Ball Bounce Transformer

This tutorial is built on top of the Ball Bounce VVUQ tutorial by creating a Transformer using the data from the simulation ensembles.

Overview

A Transformer is a type of Neural Network (NN) that can process data where order is important such as text and time history data. One of the benefits of a Transformer over a Long Short-Term Memory (LSTM) is that transformers can process the tokens (words) in parallel through self-attention for better GPU utilization while LSTMs process the tokens in sequential order. This self-attention also allows each token to gather context from the other words in the sentence to better understand its meaning in relation to the other words in the sentence while the LSTM's sequential processing causes it to predict only on the final sentence vector which is compressed information since each word can't "see" all the other words. More information can be found in "Attention Is All You Need". This tutorial will use Tensorflow which is a Machine Learning library developed by Google. Keras is an API for Tensorflow that allows users to easily and more intuitively work with Tensorflow. This tutorial is based on Neural machine translation with a Transformer and Keras.

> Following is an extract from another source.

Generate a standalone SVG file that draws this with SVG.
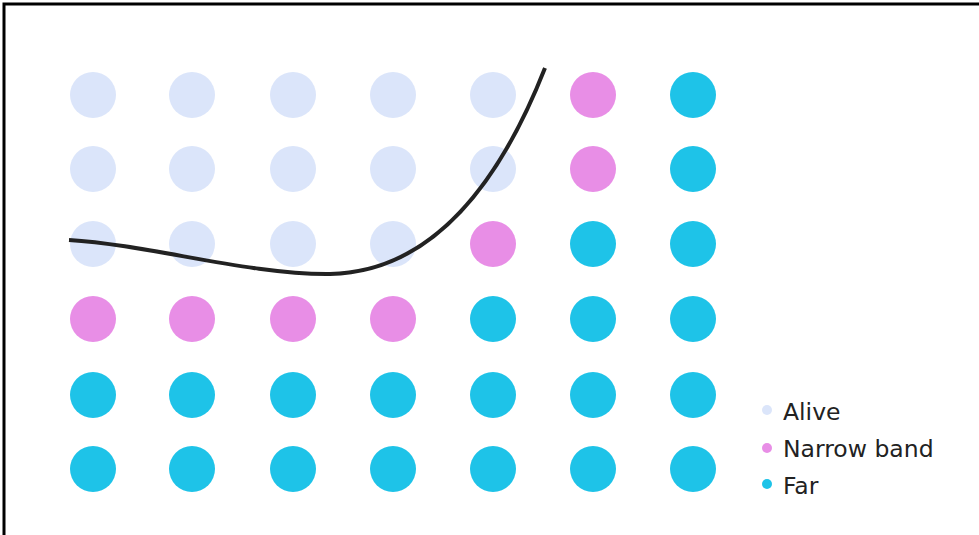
<svg xmlns="http://www.w3.org/2000/svg" width="979" height="535" viewBox="0 0 979 535">
<defs>
<style>
.alive{fill:#dbe5fa;}
.narrow{fill:#e88ee6;}
.far{fill:#1ec3e8;}
.lbl{font-family:"DejaVu Sans",Verdana,sans-serif;font-size:23.5px;fill:#222;}
</style>
</defs>
<rect width="979" height="535" fill="#fff"/>
<path d="M4,535 V4 H979" fill="none" stroke="#000" stroke-width="3"/>
<g id="grid">
<g id="row1">
<circle class="alive" cx="93" cy="95" r="23"/>
<circle class="alive" cx="192" cy="95" r="23"/>
<circle class="alive" cx="293" cy="95" r="23"/>
<circle class="alive" cx="393" cy="95" r="23"/>
<circle class="alive" cx="493" cy="95" r="23"/>
<circle class="narrow" cx="593" cy="95" r="23"/>
<circle class="far" cx="693" cy="95" r="23"/>
</g>
<g id="row2">
<circle class="alive" cx="93" cy="169" r="23"/>
<circle class="alive" cx="192" cy="169" r="23"/>
<circle class="alive" cx="293" cy="169" r="23"/>
<circle class="alive" cx="393" cy="169" r="23"/>
<circle class="alive" cx="493" cy="169" r="23"/>
<circle class="narrow" cx="593" cy="169" r="23"/>
<circle class="far" cx="693" cy="169" r="23"/>
</g>
<g id="row3">
<circle class="alive" cx="93" cy="244" r="23"/>
<circle class="alive" cx="192" cy="244" r="23"/>
<circle class="alive" cx="293" cy="244" r="23"/>
<circle class="alive" cx="393" cy="244" r="23"/>
<circle class="narrow" cx="493" cy="244" r="23"/>
<circle class="far" cx="593" cy="244" r="23"/>
<circle class="far" cx="693" cy="244" r="23"/>
</g>
<g id="row4">
<circle class="narrow" cx="93" cy="319" r="23"/>
<circle class="narrow" cx="192" cy="319" r="23"/>
<circle class="narrow" cx="293" cy="319" r="23"/>
<circle class="narrow" cx="393" cy="319" r="23"/>
<circle class="far" cx="493" cy="319" r="23"/>
<circle class="far" cx="593" cy="319" r="23"/>
<circle class="far" cx="693" cy="319" r="23"/>
</g>
<g id="row5">
<circle class="far" cx="93" cy="395" r="23"/>
<circle class="far" cx="192" cy="395" r="23"/>
<circle class="far" cx="293" cy="395" r="23"/>
<circle class="far" cx="393" cy="395" r="23"/>
<circle class="far" cx="493" cy="395" r="23"/>
<circle class="far" cx="593" cy="395" r="23"/>
<circle class="far" cx="693" cy="395" r="23"/>
</g>
<g id="row6">
<circle class="far" cx="93" cy="469" r="23"/>
<circle class="far" cx="192" cy="469" r="23"/>
<circle class="far" cx="293" cy="469" r="23"/>
<circle class="far" cx="393" cy="469" r="23"/>
<circle class="far" cx="493" cy="469" r="23"/>
<circle class="far" cx="593" cy="469" r="23"/>
<circle class="far" cx="693" cy="469" r="23"/>
</g>
</g>
<g id="front">
<path d="M69,240 C150,245 250,275 330,274 C425,272 495,195 545,68" fill="none" stroke="#222" stroke-width="4"/>
</g>
<g id="legend">
<circle class="alive" cx="767" cy="410" r="5"/>
<text class="lbl" x="783" y="420">Alive</text>
<circle class="narrow" cx="767" cy="448" r="5"/>
<text class="lbl" x="783" y="457">Narrow band</text>
<circle class="far" cx="767" cy="484" r="5"/>
<text class="lbl" x="783" y="494">Far</text>
</g>
</svg>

Changes to Ball Bounce VVUQ tutorial

Same changes as the Ball Bounce LSTM tutorial.

Visualization Transformer Kosh Notebook

This notebook allows the user to train a Transformer model and visualize its predictions. The notebook can be updated as needed to modify the Transformer model and post-process the prediction results. The notebook automatically gets converted to a Python script using the command jupyter nbconvert --to script $(SPECROOT)/*.ipynb in the transformer-ball-bounce step so there is no need to manually export it to a script. The notebook has more details on what training a Transformer model entails.

Below is the plot of the Transformer prediction and its true value for comparison. This is where fine tuning the model becomes an "art" since adjusting these values could give a completely different prediction. What works for this set of ensembles might not work for another. Note that due to the randomness of the data split and the training early stopping, the predictions below will not be the same each time. Training the model requires a lot of data and time thus the plot below is from a model that was quickly trained with minimal data.

num_layers = 4  # The number of encoder and decoder layers
d_model = 128  # The Positional Embedding depth (how many "linguistic" features to create per word)
dff = 512  # How many nodes the feed forward network has per layer
num_heads = 8  # The number of self-attention heads
dropout_rate = 0.1  # Dropout rate in feed forward network

transformer = Transformer(
    num_layers=num_layers,
    d_model=d_model,
    num_heads=num_heads,
    dff=dff,
    input_vocab_size=VOCAB_SIZE+1,
    target_vocab_size=VOCAB_SIZE+1,
    dropout_rate=dropout_rate)

Transformer Prediction

How to run

Run setup.sh in the top directory to create a virtual environment with all necessary dependencies and install the jupyter kernel.
Run source weave_demos_venv/bin/activate to enter the virtual environment (you can deactivate when you've finished the demo to exit it) and cd back into this directory.
Follow the steps below.
Run merlin run ball_bounce_suite_merlin_transformer.yaml --pgen pgen_ensembles.py and merlin run-workers ball_bounce_suite_merlin_transformer.yaml
1. Change NUM_STUDIES = 1024 to a smaller number depending on computer capability (e.g. 64) in pgen_ensembles.py
Run visualization_transformer_kosh.ipynb
1. Update the transformer model and/or update NUM_STUDIES above to get more training samples
Note: If the notebook visualization_transformer_kosh.ipynb is to your liking, you can just run step 1 above and the updated notebook will automatically be exported as a script.

Content overview

Starting files:

create_store.py: Create store that will be used throughout workflow.
ball_bounce.py: The "simulation" script, containing all the logic for bouncing the ball.
dsv_to_kosh.py: A bare-bones ingester that finds dsv files and inserts them into a Kosh datastore using the parallel safe threadsafe methods.
pgen_ensembles.py: A custom parameter generator for Maestro and Merlin containing the uncertainty bounds of the parameters for the baseline simulation ensemble.
ball_bounce_suite_merlin_transformer.yaml: The Merlin workflow description for running the baseline simulation ensemble, consolidating the data into a datastore, and training the transformer.
visualization_transformer_kosh.ipynb: A Jupyter notebook to train the transformer.

Files created by the demo:

ball-bounce-transformer
create-initial-store: Contains the code to create store.
run-ball-bounce/: Contains the baseline simulation ensemble.
ingest-ball-bounce/: Contains the code to add the baseline simulation ensemble to the datastore.
transformer-ball-bounce/: Contains the images created by the Jupyter notebook.